Have compassion on everyone you meet
Even if they don’t want it. What seems conceit,
Bad manners, or cynicism is always a sign
Of things no ears have heard, no eyes have seen.
You do not know what wars are going on
Down there where the spirit meets the bone.
-MILLER WILLIAMS, “Compassion”
Psychotherapy is a compassionate space in which the things we carry inside may be known and thought about. Where complaint is not dismissed and apprehension can tell its side of things. Where we are not alone in our efforts to bear what is difficult and make sense of our experience.
In therapy we begin where you are. As therapist, I listen with you to what has been ‘drawing a crowd’ in your mind, emotions, and relationships. Over time we will explore emerging patterns and beliefs, consider new angles and perspectives, and help you grow new ways of relating to yourself and your experience which may be emotionally liberating.
My primary theoretical orientation is psychoanalytic/psychodynamic. This means my thinking and attention lean towards the world of inner experience, the nature of your pain and your relationship to it, patterns of relating to self/other, family of origin experience and impact, and a respect for the unconscious as a creative canvas of emotional expression (e.g. in everyday language, daydreams, and sleeping dreams). My thinking is also informed by existential, family systems, and attachment concepts.
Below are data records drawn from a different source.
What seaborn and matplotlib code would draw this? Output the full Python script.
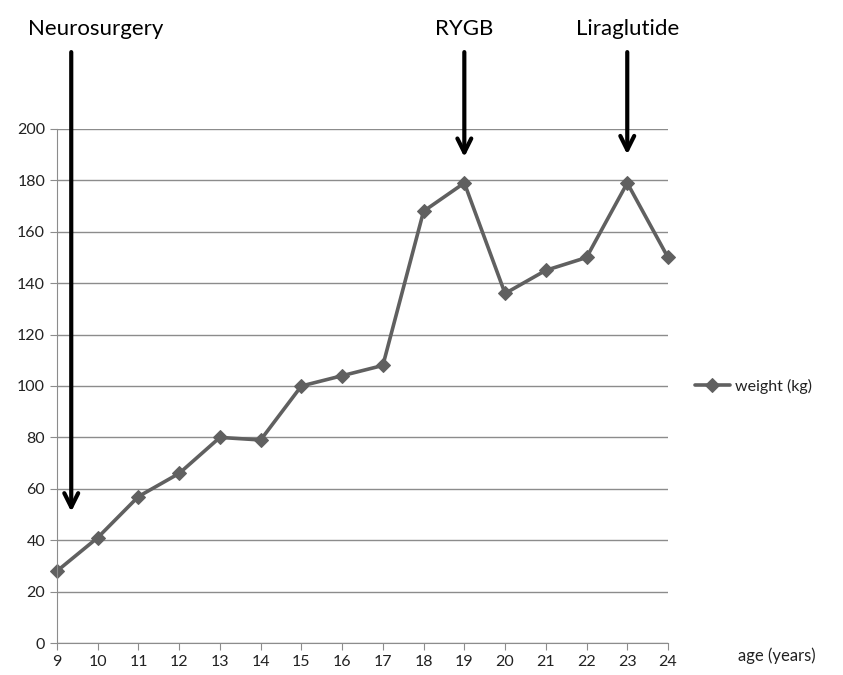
import pandas as pd
import matplotlib.pyplot as plt
import seaborn as sns

# values
age = [9, 10, 11, 12, 13, 14, 15, 16, 17, 18, 19, 20, 21, 22, 23, 24]
weight = [28, 41, 57, 66, 80, 79, 100, 104, 108, 168, 179, 136, 145, 150, 179, 150]

events = ['Neurosurgery', 'RYGB', 'Liraglutide']
event_age = [9.35, 19, 23]
event_tip = [50, 188, 189]

data = pd.DataFrame({'age': age, 'weight (kg)': weight})

sns.set_style('white')
plt.rcParams['font.family'] = ['Lato', 'DejaVu Sans']

fig = plt.figure(figsize=(8.43, 6.75), dpi=100)
ax = fig.add_axes([0.0676, 0.0474, 0.7248, 0.7615])

sns.lineplot(data=data, x='age', y='weight (kg)', ax=ax, color='#606060',
             linewidth=2.6, marker='D', markersize=7, markeredgecolor='#606060',
             label='weight (kg)')
for ln in ax.lines:
    ln.set_clip_on(False)

ax.set_xlim(9, 24)
ax.set_ylim(0, 200)
ax.set_xticks(age)
ax.set_yticks(range(0, 201, 20))
ax.yaxis.grid(True, color='#8c8c8c', linewidth=1)
ax.xaxis.grid(False)
ax.set_axisbelow(True)
for s in ['top', 'right']:
    ax.spines[s].set_visible(False)
ax.spines['left'].set_color('#8c8c8c')
ax.spines['bottom'].set_color('#8c8c8c')
ax.tick_params(axis='both', direction='out', length=5, color='#8c8c8c',
               labelsize=11.5, labelcolor='#222222', bottom=True, left=True)
ax.set_xlabel('')
ax.set_ylabel('')
fig.text(0.921, 0.029, 'age (years)', fontsize=12, ha='center', va='center', color='#222222')

leg = ax.legend(loc='center left', bbox_to_anchor=(1.02, 0.5), frameon=False,
                fontsize=11.5, handlelength=2.2, handletextpad=0.3)
leg.get_texts()[0].set_color('#222222')

# interventions
for name, x, tip in zip(events, event_age, event_tip):
    ax.annotate('', xy=(x, tip), xytext=(x, 231), annotation_clip=False,
                arrowprops=dict(arrowstyle='->', color='black', lw=3,
                                mutation_scale=25))
label_x = [8.3, 19, 23]
for name, x in zip(events, label_x):
    ax.text(x, 239, name, fontsize=16, ha='left' if name == 'Neurosurgery' else 'center',
            va='center', color='black', clip_on=False)

fig.savefig('out.png', dpi=100)
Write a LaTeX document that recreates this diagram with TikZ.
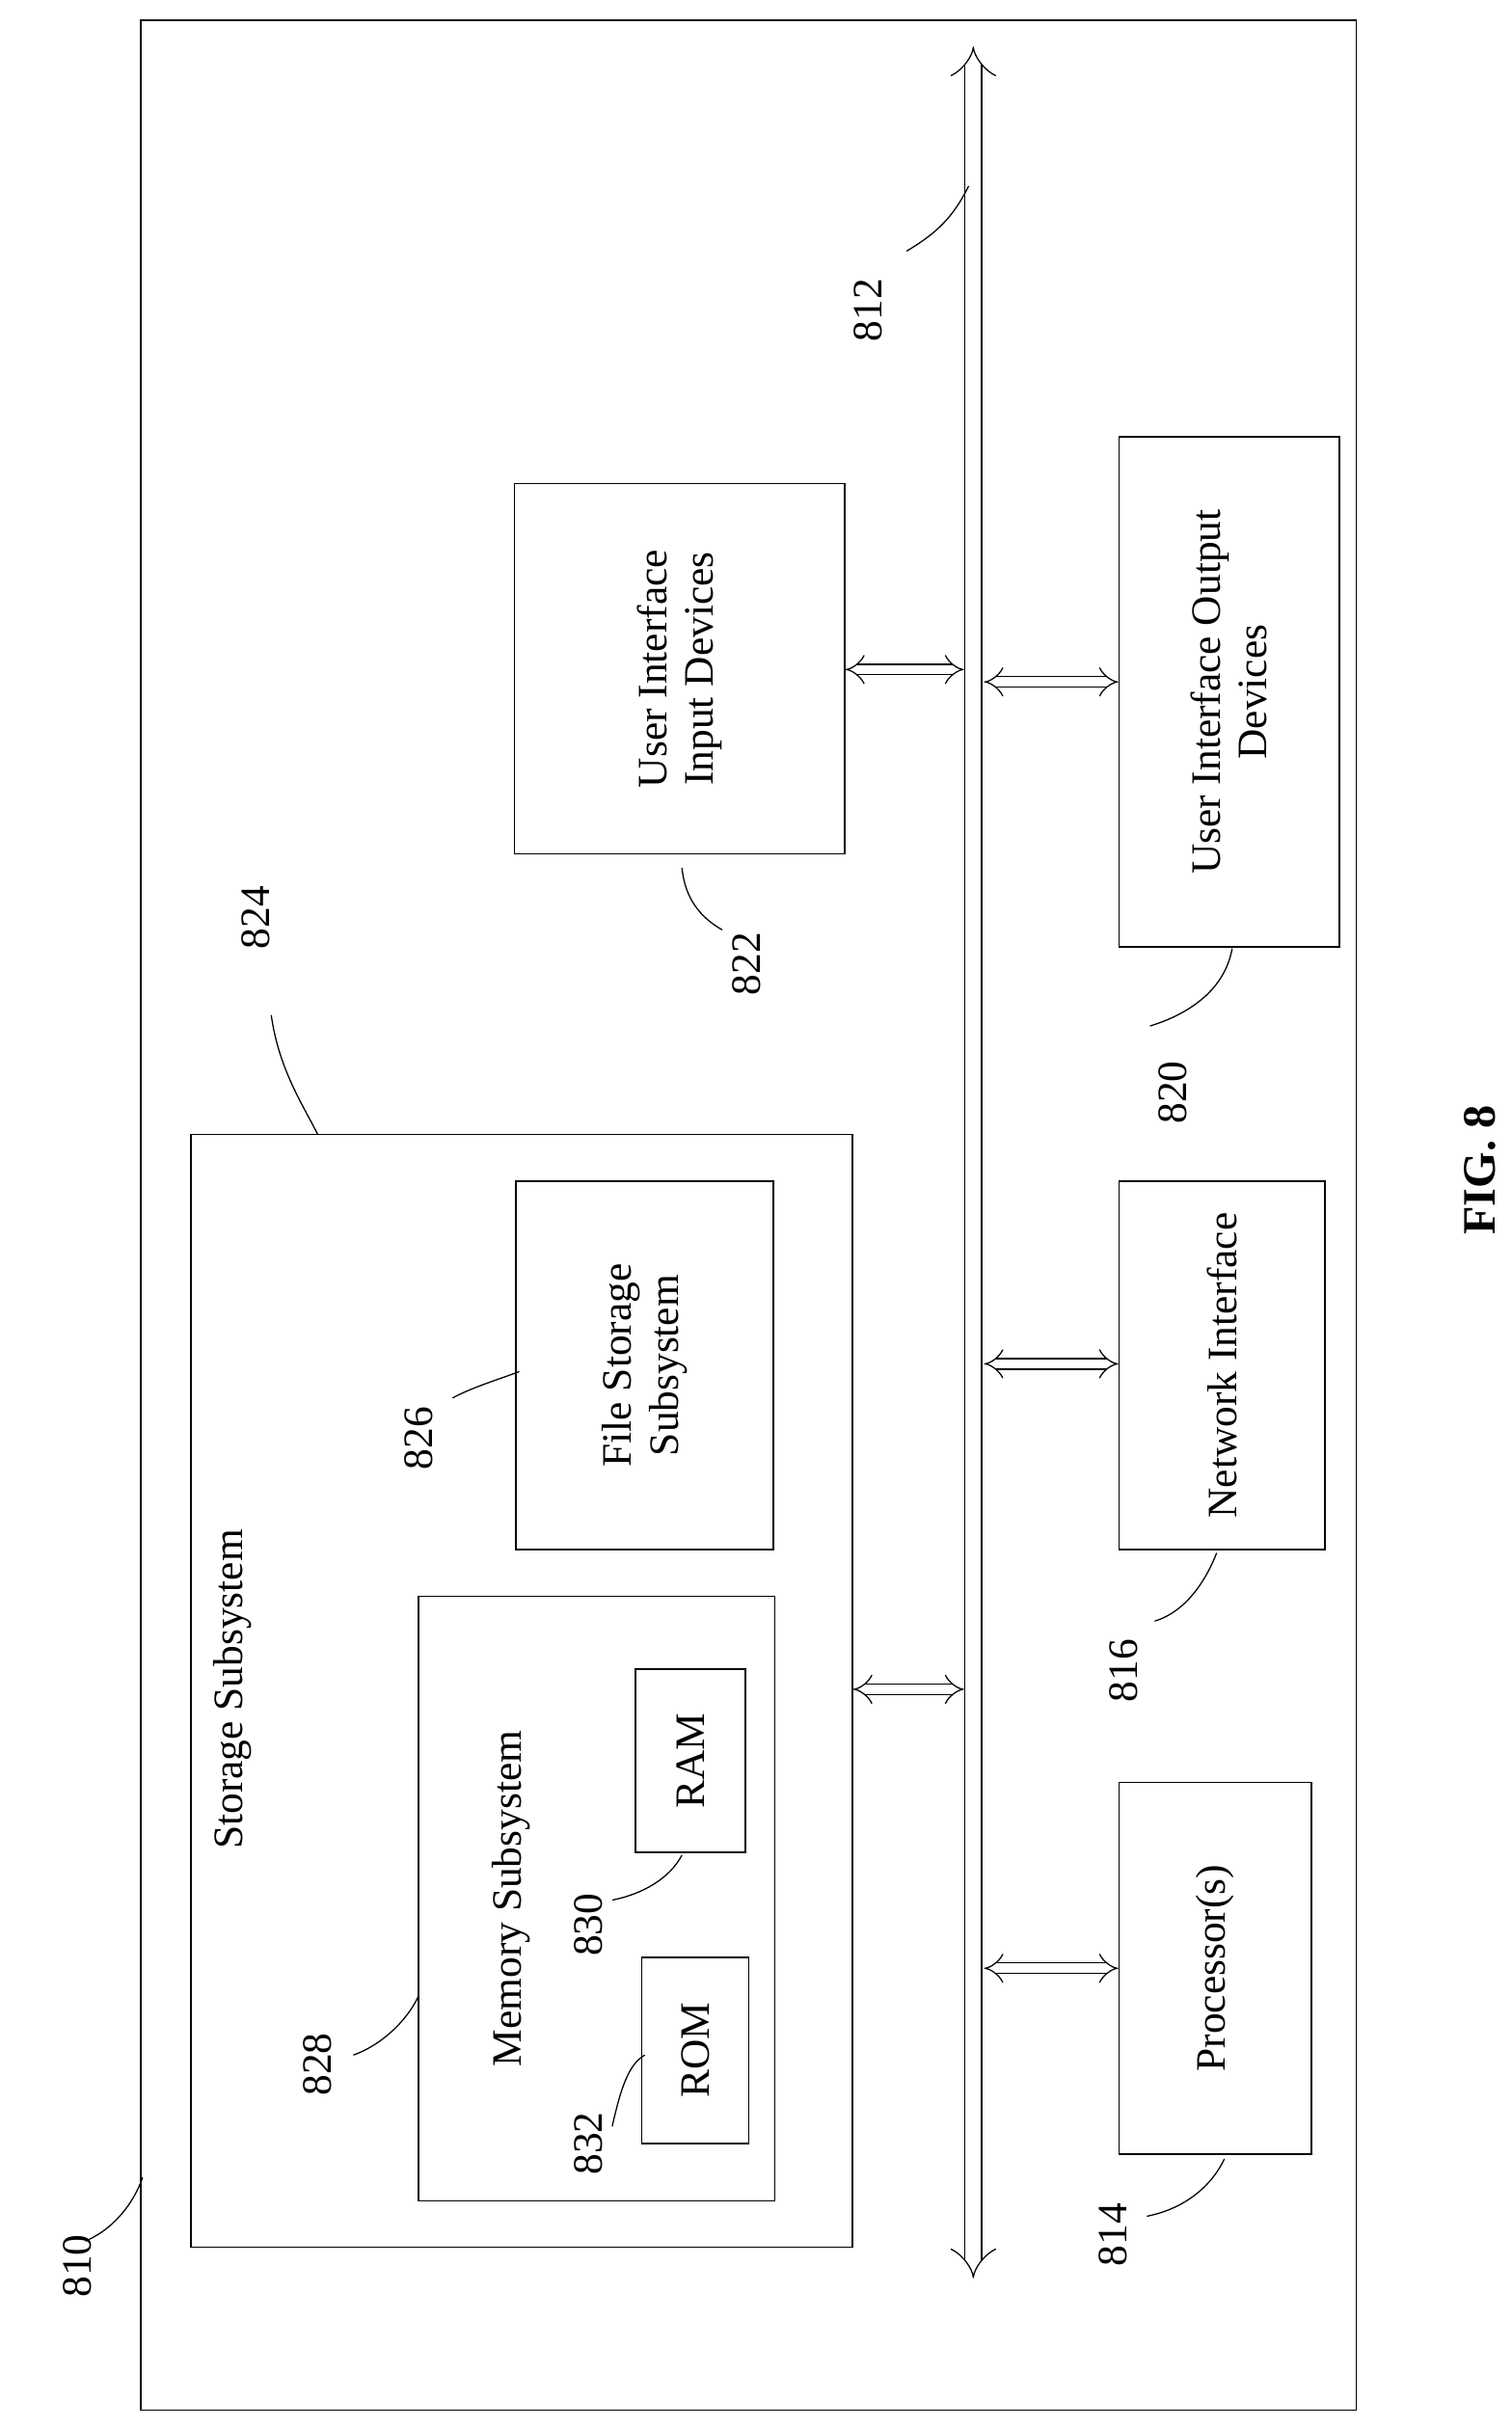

While I work with people from all walks of life, some common concerns explored and addressed in my practice are:
- ADHD (difficulty regulating attention and focus)
- Stressful transitions and adjustments
- Relationship difficulties
- Family of origin experience and relationships
- The challenges of emerging adulthood
- Desire for deeper self-understanding and locatedness in oneself (e.g. growing understanding of one’s relational styles, attachment patterns, defenses, etc.)
- Work and vocational distress
- Cross-cultural living with its unique stressors
- The immigrant experience
- The personal impact of systems (cultural, societal, theological, etc.)
- Religion and spirituality – I welcome those for whom religious identity and practice have been central in their lives and who may wish to engage theological categories in therapy and/or to process their experience in religious communities.